Entanglement at heart of 'two-for-one' fission in next-generation solar cells

Pentacene molecules convert a single photon into two molecular excitations
via the quantum mechanics of singlet fission
Credit: Lawrence W Chin, David Turban and Alex W Chin

(October 26, 2015)  The mechanism behind a process known as singlet fission, which could drive the development of highly efficient solar cells, has been directly observed by researchers for the first time.

An international team of scientists have observed how a mysterious quantum phenomenon in organic molecules takes place in real time, which could aid in the development of highly efficient solar cells.

The researchers, led by the University of Cambridge, used ultrafast laser pulses to observe how a single particle of light, or photon, can be converted into two energetically excited particles, known as spin-triplet excitons, through a process called singlet fission. If singlet fission can be controlled, it could enable solar cells to double the amount of electrical current that can be extracted.

In conventional semiconductors such as silicon, when one photon is absorbed it leads to the formation of one free electron that can be harvested as electrical current. However certain materials undergo singlet fission instead, where the absorption of a photon leads to the formation of two spin-triplet excitons.

Working with researchers from the Netherlands, Germany and Sweden, the Cambridge team confirmed that this ‘two-for-one’ transformation involves an elusive intermediate state in which the two triplet excitons are ‘entangled’, a feature of quantum theory that causes the properties of each exciton to be intrinsically linked to that of its partner.
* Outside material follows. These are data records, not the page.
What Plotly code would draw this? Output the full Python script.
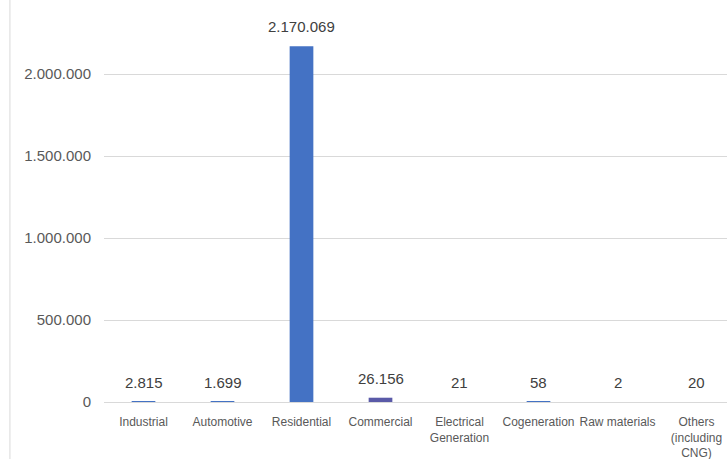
import plotly.graph_objects as go

categories = ["Industrial", "Automotive", "Residential", "Commercial",
              "Electrical<br>Generation", "Cogeneration", "Raw materials",
              "Others<br>(including<br>CNG)"]
values = [2815, 1699, 2170069, 26156, 21, 58, 2, 20]
bar_colors = ["#4472C4", "#4472C4", "#4472C4", "#5A5AA8",
              "#4472C4", "#4472C4", "#4472C4", "#4472C4"]
y_ticks = [0, 500000, 1000000, 1500000, 2000000]

xs = list(range(len(categories)))

fig = go.Figure(go.Bar(
    x=xs,
    y=values,
    marker=dict(color=bar_colors, line=dict(width=0)),
))

def fmt(v):
    return f"{v:,}".replace(",", ".")

annotations = [dict(x=x, y=v, xref="x", yref="y", text=fmt(v),
                    showarrow=False, yanchor="bottom", yshift=9,
                    font=dict(family="Liberation Sans", size=15, color="#404040"))
               for x, v in zip(xs, values)]

fig.update_layout(
    width=727, height=459,
    margin=dict(l=104, r=0, t=0, b=57),
    paper_bgcolor="white", plot_bgcolor="white",
    separators=",.",
    bargap=0.70,
    showlegend=False,
    font=dict(family="Liberation Sans", color="#595959"),
    xaxis=dict(
        tickmode="array",
        tickvals=xs,
        ticktext=categories,
        range=[-0.5, 7.386],
        showgrid=False, showline=False, zeroline=False,
        tickfont=dict(size=12, color="#595959"),
        ticklabelstandoff=11,
    ),
    yaxis=dict(
        range=[0, 2452000],
        tickvals=y_ticks,
        tickformat=",",
        showgrid=True, gridcolor="#D9D9D9", gridwidth=1,
        zeroline=True, zerolinecolor="#D9D9D9", zerolinewidth=1,
        showline=False,
        tickfont=dict(size=15, color="#595959"),
        ticklabelstandoff=12,
    ),
    annotations=annotations,
    shapes=[dict(type="line", xref="paper", yref="paper",
                 x0=-0.151, x1=-0.151, y0=-0.2, y1=1.0,
                 line=dict(color="#D9D9D9", width=1))],
)

fig.write_html("out.html")
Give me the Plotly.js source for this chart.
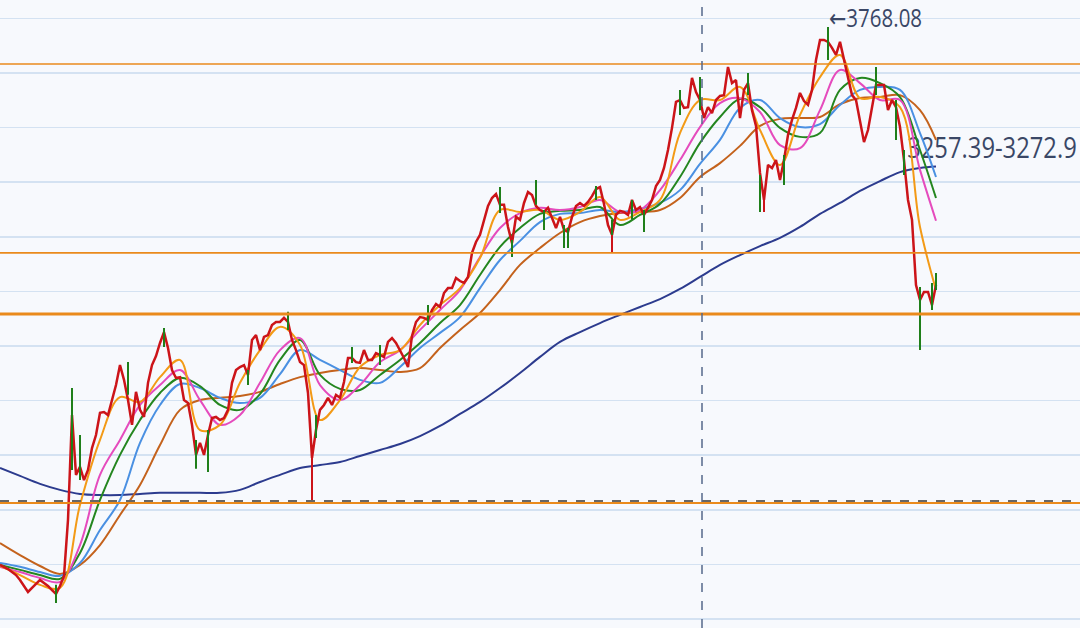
<!DOCTYPE html>
<html>
<head>
<meta charset="utf-8">
<script src="https://cdn.plot.ly/plotly-3.0.1.min.js"></script>
<style>html,body{margin:0;padding:0;background:#f7f9fd;}#chart{width:1080px;height:628px;}</style>
</head>
<body>
<div id="chart"></div>
<script>
// Close prices, one per candle (index 0..234)
const closes = [
1798,1791,1783,1772,1761,1743,1721,1699,1714,1728,
1743,1732,1721,1706,1692,1721,1758,1963,2347,2128,
2157,2109,2146,2226,2274,2355,2358,2347,2402,2457,
2530,2476,2402,2311,2432,2366,2340,2465,2530,2563,
2611,2651,2593,2512,2483,2486,2402,2391,2311,2201,
2245,2201,2274,2336,2340,2329,2336,2366,2465,2512,
2523,2530,2494,2622,2640,2585,2633,2640,2677,2688,
2688,2703,2688,2622,2585,2541,2530,2428,2190,2292,
2366,2384,2410,2384,2421,2410,2468,2556,2556,2541,
2538,2585,2549,2549,2574,2567,2560,2615,2629,2611,
2585,2556,2523,2637,2688,2706,2703,2695,2732,2754,
2743,2794,2812,2812,2849,2838,2831,2853,2941,2981,
3007,3062,3113,3142,3157,3117,3117,3036,2977,3073,
3062,3124,3164,3153,3113,3098,3091,3106,3069,3032,
3073,3025,3018,3073,3113,3124,3113,3128,3149,3175,
3182,3120,3043,3007,3080,3095,3091,3080,3135,3098,
3109,3080,3106,3135,3186,3208,3252,3318,3399,3494,
3501,3472,3475,3582,3530,3501,3435,3475,3453,3501,
3516,3519,3622,3563,3574,3435,3538,3563,3464,3406,
3234,3135,3263,3252,3281,3208,3281,3373,3428,3472,
3527,3497,3483,3538,3648,3721,3721,3714,3692,3666,
3714,3648,3582,3519,3501,3428,3347,3391,3475,3556,
3556,3556,3464,3501,3475,3402,3281,3135,3062,2823,
2769,2798,2798,2750,2823
];

// Wicks that stick out of the price line
const greenWickIdx  = [14,18,20,32,41,49,52,62,72,79,88,95,107,125,128,134,136,141,142,149,153,158,161,170,175,187,190,196,207,219,224,226,230,233,234];
const greenWickHigh = [1725,2446,2274,2541,2666,2256,2292,2512,2725,2347,2596,2604,2750,3182,2988,3208,3098,3043,3032,3186,3062,3135,3098,3538,3585,3600,3226,3300,3768.08,3622,3501,3318,2816,2831,2867];
const greenWickLow  = [1659,2146,2109,2421,2596,2150,2138,2457,2659,2263,2538,2530,2677,3087,2926,3117,3025,2959,2959,3135,2988,3062,3018,3446,3464,3519,3091,3190,3648,3519,3355,3226,2585,2732,2805];
const redWickIdx  = [78,153,191];
const redWickHigh = [2190,3007,3135];
const redWickLow  = [2029,2944,3091];

// Moving averages, read every 5th candle
const maIdx = [0,5,10,15,20,25,30,35,40,45,50,55,60,65,70,75,80,85,90,95,100,105,110,115,120,125,130,135,140,145,150,155,160,165,170,175,180,185,190,195,200,205,210,215,220,225,230,234];
const ma5 = [1794,1761,1725,1714,2018,2256,2413,2395,2486,2549,2292,2311,2465,2585,2670,2604,2329,2402,2523,2567,2585,2677,2750,2812,2922,3098,3091,3098,3062,3091,3146,3062,3091,3135,3380,3501,3501,3549,3391,3263,3446,3585,3666,3508,3512,3475,3036,2805];
const ma10 = [1791,1772,1750,1736,1871,2128,2256,2384,2457,2512,2402,2311,2347,2465,2585,2629,2457,2402,2457,2541,2585,2659,2732,2805,2926,3032,3087,3106,3098,3109,3135,3091,3098,3171,3281,3402,3490,3508,3457,3336,3325,3464,3611,3563,3501,3501,3245,3059];
const ma20 = [1798,1780,1761,1747,1842,2036,2201,2329,2428,2483,2453,2384,2366,2424,2549,2622,2494,2443,2439,2494,2549,2611,2684,2750,2860,2963,3032,3084,3095,3098,3109,3043,3080,3120,3219,3344,3439,3505,3475,3399,3366,3380,3538,3582,3563,3512,3318,3142];
const ma30 = [1805,1791,1772,1758,1805,1926,2036,2245,2384,2461,2446,2410,2391,2410,2497,2585,2549,2512,2476,2465,2523,2593,2648,2706,2812,2915,2985,3054,3084,3087,3098,3091,3102,3124,3171,3267,3355,3472,3501,3435,3402,3413,3483,3538,3549,3538,3380,3219];
const ma60 = [1878,1834,1794,1765,1798,1871,1981,2091,2237,2366,2402,2410,2417,2432,2461,2486,2501,2512,2519,2512,2505,2519,2593,2659,2721,2805,2897,2959,3014,3054,3076,3087,3091,3098,3142,3219,3270,3333,3406,3432,3435,3439,3486,3508,3512,3519,3464,3355];
const ma250 = [2153,2124,2095,2073,2058,2054,2054,2058,2062,2062,2062,2062,2073,2102,2128,2153,2164,2175,2197,2219,2241,2270,2307,2351,2395,2446,2501,2560,2615,2651,2684,2714,2743,2772,2809,2853,2897,2933,2966,2996,3036,3084,3124,3168,3204,3237,3252,3257.39];

// Reference levels
const levelValues = [3633, 2941, 2717, 2025];
const levelWidths = [1.6, 1.6, 3, 2];
const dashedLevel = 2032;
const markerIdx = 175.5;
const peakArrow = '←';
const peakValue = '3768.08';
const peakIdx = 207.3;
const peakLabelY = 3768;
const rangeLabel = '3257.39-3272.9';
const rangeIdx = 226.8;
const rangeLabelY = 3290;

const idx = closes.map((_, i) => i);

function wickTrace(ix, hi, lo, color) {
  const x = [], y = [];
  ix.forEach((v, k) => { x.push(v, v, null); y.push(lo[k], hi[k], null); });
  return {x, y, type: 'scatter', mode: 'lines', line: {color, width: 2}, hoverinfo: 'skip', showlegend: false};
}

const labelColor = '#3a4766';
const labelFamily = 'Open Sans, Noto Sans, sans-serif';

const traces = [
  {x: [rangeIdx], y: [rangeLabelY], type: 'scatter', mode: 'text', text: [rangeLabel], textposition: 'middle right',
   textfont: {family: labelFamily, size: 29, color: labelColor}, showlegend: false, hoverinfo: 'skip', cliponaxis: false},
  {x: maIdx, y: ma250, type: 'scatter', mode: 'lines', line: {color: '#2c3b8e', width: 2, shape: 'spline'}, showlegend: false},
  {x: maIdx, y: ma60, type: 'scatter', mode: 'lines', line: {color: '#c4621c', width: 2, shape: 'spline'}, showlegend: false},
  {x: maIdx, y: ma30, type: 'scatter', mode: 'lines', line: {color: '#4a90e2', width: 2, shape: 'spline'}, showlegend: false},
  {x: maIdx, y: ma20, type: 'scatter', mode: 'lines', line: {color: '#24861f', width: 2, shape: 'spline'}, showlegend: false},
  {x: maIdx, y: ma10, type: 'scatter', mode: 'lines', line: {color: '#e54bbd', width: 2, shape: 'spline'}, showlegend: false},
  {x: maIdx, y: ma5, type: 'scatter', mode: 'lines', line: {color: '#f39a16', width: 2, shape: 'spline'}, showlegend: false},
  {x: idx, y: closes, type: 'scatter', mode: 'lines', line: {color: '#cc1419', width: 2.5}, showlegend: false},
  wickTrace(greenWickIdx, greenWickHigh, greenWickLow, '#1f7f1a'),
  wickTrace(redWickIdx, redWickHigh, redWickLow, '#cc1419'),
  {x: [peakIdx], y: [peakLabelY], type: 'scatter', mode: 'text',
   text: ['<span style="font-family:DejaVu Sans">' + peakArrow + '</span>' + peakValue], textposition: 'middle right',
   textfont: {family: labelFamily, size: 25, color: labelColor}, showlegend: false, hoverinfo: 'skip', cliponaxis: false}
];

const shapes = levelValues.map((v, k) => ({
  type: 'line', xref: 'paper', x0: 0, x1: 1, yref: 'y', y0: v, y1: v,
  line: {color: '#ea8a1c', width: levelWidths[k]}, layer: 'above'
}));
shapes.push({type: 'line', xref: 'paper', x0: 0, x1: 1, yref: 'y', y0: dashedLevel, y1: dashedLevel,
  line: {color: '#666666', width: 2, dash: 'dash'}, layer: 'above'});
shapes.push({type: 'line', xref: 'x', x0: markerIdx, x1: markerIdx, yref: 'paper', y0: 0, y1: 1,
  line: {color: '#56688a', width: 1.5, dash: 'dash'}, layer: 'above'});

const layout = {
  width: 1080, height: 628,
  margin: {l: 0, r: 0, t: 0, b: 0},
  paper_bgcolor: '#f7f9fd', plot_bgcolor: '#f7f9fd',
  showlegend: false,
  xaxis: {range: [0, 270], showgrid: false, zeroline: false, showticklabels: false, ticks: '', showline: false, fixedrange: true},
  yaxis: {range: [1567, 3867.4], dtick: 200, tick0: 0, showgrid: true, gridcolor: '#d4e2f2', gridwidth: 1.5,
          zeroline: false, showticklabels: false, ticks: '', showline: false, fixedrange: true},
  shapes: shapes,
  hovermode: false
};

Plotly.newPlot('chart', traces, layout, {displayModeBar: false, staticPlot: true}).then(() => {
  // the reference labels are horizontally condensed
  const svg = document.querySelector('#chart .main-svg');
  const sr = svg.getBoundingClientRect();
  document.querySelectorAll('#chart .textpoint').forEach(g => {
    const r = g.getBoundingClientRect();
    const left = r.left - sr.left;
    g.setAttribute('transform', 'translate(' + left + ',0) scale(0.82,1) translate(' + (-left) + ',0)');
  });
});
</script>
</body>
</html>
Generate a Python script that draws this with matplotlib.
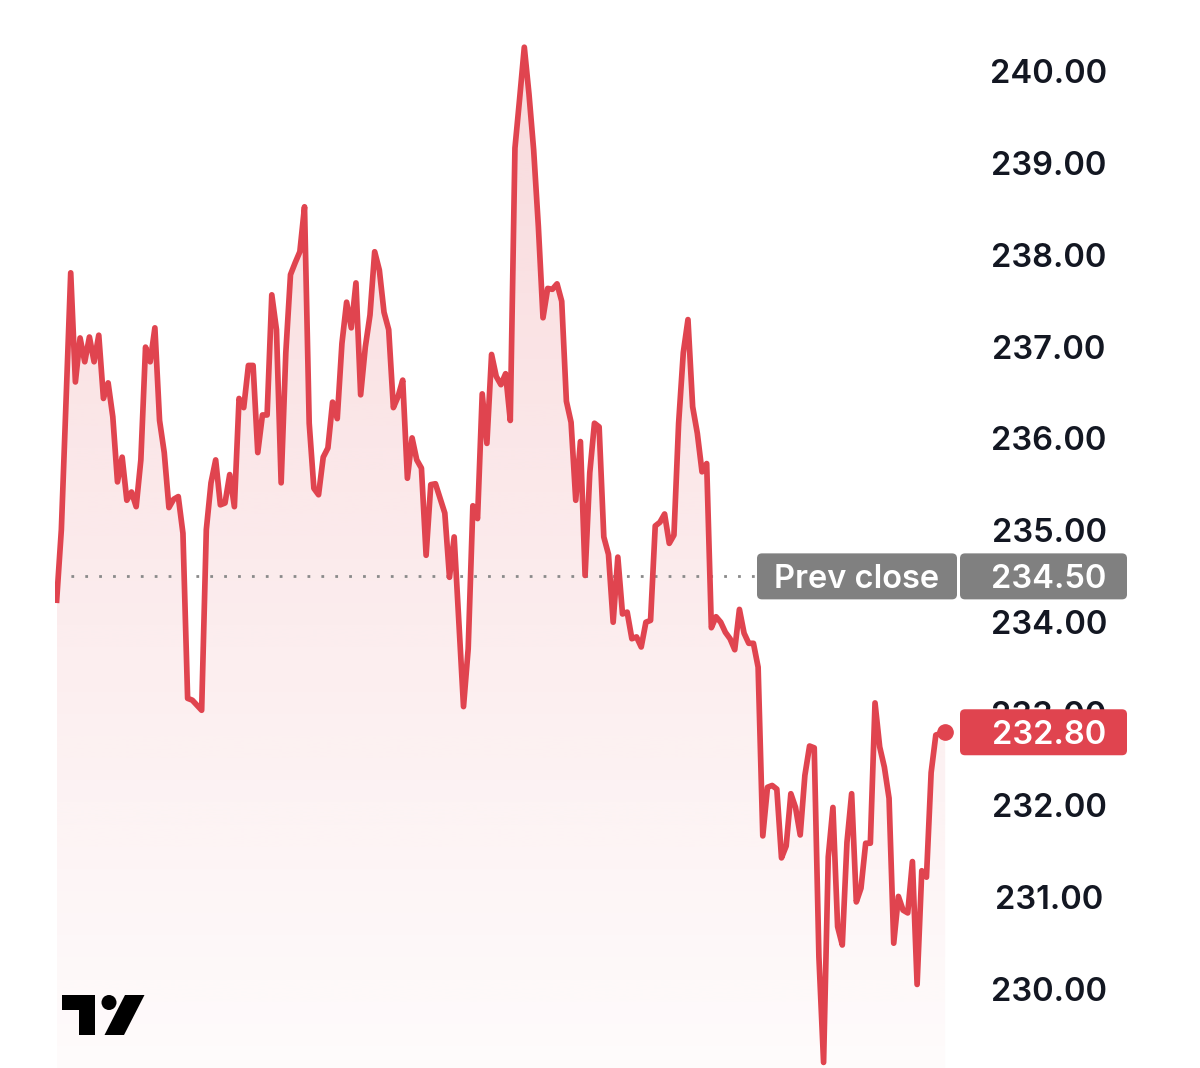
import numpy as np
import matplotlib.pyplot as plt
from matplotlib.patches import Polygon, FancyBboxPatch, Circle

# ============================================================
# Data
# ============================================================
bars = [0, 1, 3, 4, 5, 6, 7, 8, 9, 10, 11, 12, 13, 14, 15, 16, 17, 18, 19, 20,
        21, 22, 23, 24, 25, 26, 27, 28, 29, 31, 32, 33, 34, 35, 36, 37, 38, 39, 40,
        41, 42, 43, 44, 45, 46, 47, 48, 49, 50, 51, 52, 53, 54, 55, 56, 57, 58, 59,
        60, 61, 62, 63, 64, 65, 66, 67, 68, 69, 70, 71, 72, 73, 74, 75, 76, 77, 78,
        79, 80, 81, 82, 83, 84, 85, 87, 88, 89, 90, 91, 92, 93, 94, 95, 96, 97, 98,
        99, 100, 101, 102, 103, 104, 105, 106, 107, 108, 109, 110, 111, 112, 113,
        114, 115, 116, 117, 118, 119, 120, 121, 122, 123, 124, 125, 126, 127, 128,
        129, 130, 131, 132, 133, 134, 135, 136, 137, 138, 139, 140, 141, 142, 143,
        144, 145, 146, 147, 148, 149, 150, 151, 152, 153, 154, 155, 156, 157, 158,
        159, 160, 161, 162, 163, 164, 165, 166, 167, 168, 169, 170, 171, 172, 173,
        174, 175, 176, 177, 178, 179, 180, 181, 182, 183, 184, 185, 186, 187, 188,
        190]
price = [234.24, 235.01, 237.81, 236.62, 237.10, 236.84, 237.11, 236.84, 237.13,
         236.44, 236.61, 236.24, 235.53, 235.80, 235.33, 235.42, 235.26, 235.77,
         237.00, 236.84, 237.21, 236.20, 235.85, 235.25, 235.34, 235.37, 234.97,
         233.17, 233.15, 233.04, 235.01, 235.52, 235.77, 235.28, 235.30, 235.61,
         235.26, 236.44, 236.34, 236.80, 236.80, 235.85, 236.26, 236.26, 237.57,
         237.19, 235.52, 236.94, 237.79, 237.92, 238.04, 238.53, 236.17, 235.46,
         235.39, 235.80, 235.90, 236.40, 236.22, 237.04, 237.49, 237.21, 237.70,
         236.48, 237.00, 237.35, 238.04, 237.84, 237.38, 237.19, 236.34, 236.46,
         236.64, 235.57, 236.01, 235.77, 235.68, 234.73, 235.50, 235.51, 235.35,
         235.19, 234.49, 234.93, 233.08, 233.71, 235.27, 235.13, 236.49, 235.95,
         236.92, 236.68, 236.59, 236.71, 236.20, 239.17, 239.71, 240.27, 239.76,
         239.15, 238.32, 237.32, 237.64, 237.63, 237.69, 237.50, 236.41, 236.18,
         235.33, 235.97, 234.51, 235.63, 236.17, 236.13, 234.93, 234.74, 234.00,
         234.71, 234.09, 234.11, 233.82, 233.84, 233.73, 234.00, 234.02, 235.05,
         235.09, 235.18, 234.86, 234.95, 236.17, 236.94, 237.30, 236.35, 236.06,
         235.64, 235.73, 233.94, 234.06, 234.00, 233.89, 233.82, 233.70, 234.14,
         233.88, 233.77, 233.77, 233.51, 231.67, 232.20, 232.22, 232.18, 231.43,
         231.56, 232.13, 231.98, 231.68, 232.33, 232.65, 232.63, 230.35, 229.20,
         231.44, 231.98, 230.68, 230.48, 231.60, 232.13, 230.95, 231.10, 231.59,
         231.59, 233.12, 232.64, 232.42, 232.08, 230.50, 231.01, 230.86, 230.83,
         231.39, 230.05, 231.29, 231.22, 232.36, 232.77, 232.80]

prev_close = 234.50
last_price = 232.80
tick_values = [230, 231, 232, 233, 234, 235, 236, 237, 238, 239, 240]

RED = '#E0444F'
GREY_BOX = '#808080'
TEXT = '#131722'
FONT = ['Inter', 'DejaVu Sans']
FS = 23.5

W, H = 1200, 1068
fig = plt.figure(figsize=(W / 100, H / 100), dpi=100)
fig.patch.set_facecolor('white')

# main price axes (bar -> pixel: 56.7 + 4.676 * bar)
ax = fig.add_axes([55 / W, 0, (962 - 55) / W, 1])
ax.set_xlim(-0.36, 193.6)
ax.set_ylim(229.139, 240.785)
ax.axis('off')

x = np.array(bars, dtype=float)
y = np.array(price)
y0 = ax.get_ylim()[0]

# gradient area under the line
verts = np.vstack([[x[0], y0], np.column_stack([x, y]), [x[-1], y0]])
clip = Polygon(verts, closed=True, facecolor='none', edgecolor='none')
ax.add_patch(clip)
n = 256
grad = np.zeros((n, 1, 4))
grad[..., 0] = 224 / 255
grad[..., 1] = 68 / 255
grad[..., 2] = 80 / 255
grad[:, 0, 3] = np.linspace(0.02, 0.2, n)
im = ax.imshow(grad, extent=[x[0], x[-1], y0, y.max()], origin='lower',
               aspect='auto', zorder=1, interpolation='bicubic')
im.set_clip_path(clip)

# prev close dotted line
ax.plot([x[0], 150.6], [prev_close, prev_close], color='#8a8a8a', lw=2,
        linestyle=(0, (1, 4)), zorder=2)

ax.plot(x, y, color=RED, lw=4.1, zorder=3, solid_joinstyle='round')
ax.plot(x[-1], y[-1], 'o', color=RED, ms=11, zorder=4)

# overlay in image pixel coords (y down)
ov = fig.add_axes([0, 0, 1, 1], zorder=5)
ov.set_xlim(0, W)
ov.set_ylim(H, 0)
ov.axis('off')
ov.patch.set_alpha(0)


def price_to_px(v):
    return H - ax.transData.transform((0, v))[1]


DY = 3  # small shift so digits sit centred on the price level

# y tick labels
for v in tick_values:
    ov.text(1049, price_to_px(v) + DY, f'{v:.2f}', ha='center', va='center',
            fontsize=FS, fontweight='semibold', color=TEXT, family=FONT,
            zorder=5)

# Prev close boxes
yc = price_to_px(prev_close)
for x0, x1, label, cx in [(757, 957, 'Prev close', 857),
                          (960, 1127, f'{prev_close:.2f}', 1049)]:
    ov.add_patch(FancyBboxPatch((x0 + 5, yc - 23 + 5), x1 - x0 - 10, 36,
                                boxstyle='round,pad=5', fc=GREY_BOX, ec='none',
                                zorder=6))
    ov.text(cx, yc + DY, label, ha='center', va='center', fontsize=FS,
            fontweight='semibold', color='white', family=FONT, zorder=7)

# last price box
yl = price_to_px(last_price)
ov.add_patch(FancyBboxPatch((960 + 5, yl - 23 + 5), 157, 36,
                            boxstyle='round,pad=5', fc=RED, ec='none', zorder=6))
ov.text(1049, yl + DY, f'{last_price:.2f}', ha='center', va='center',
        fontsize=FS, fontweight='semibold', color='white', family=FONT,
        zorder=7)

# TradingView logo
ov.add_patch(Polygon([(62, 995), (95, 995), (95, 1035), (78.5, 1035),
                      (78.5, 1010), (62, 1010)], closed=True, fc='black',
                     ec='none', zorder=6))
ov.add_patch(Circle((109, 1002.5), 7.5, fc='black', ec='none', zorder=6))
ov.add_patch(Polygon([(125, 995), (144.5, 995), (124, 1035), (104.5, 1035)],
                     closed=True, fc='black', ec='none', zorder=6))

fig.savefig('out.png', dpi=100)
By shining ultrafast laser pulses – just a few quadrillionths of a second – on a sample of pentacene, an organic material which undergoes singlet fission, the researchers were able to directly observe this entangled state for the first time, and showed how molecular vibrations make it both detectable and drive its creation through quantum dynamics. The results are reported today (26 October) in the journal Nature Chemistry.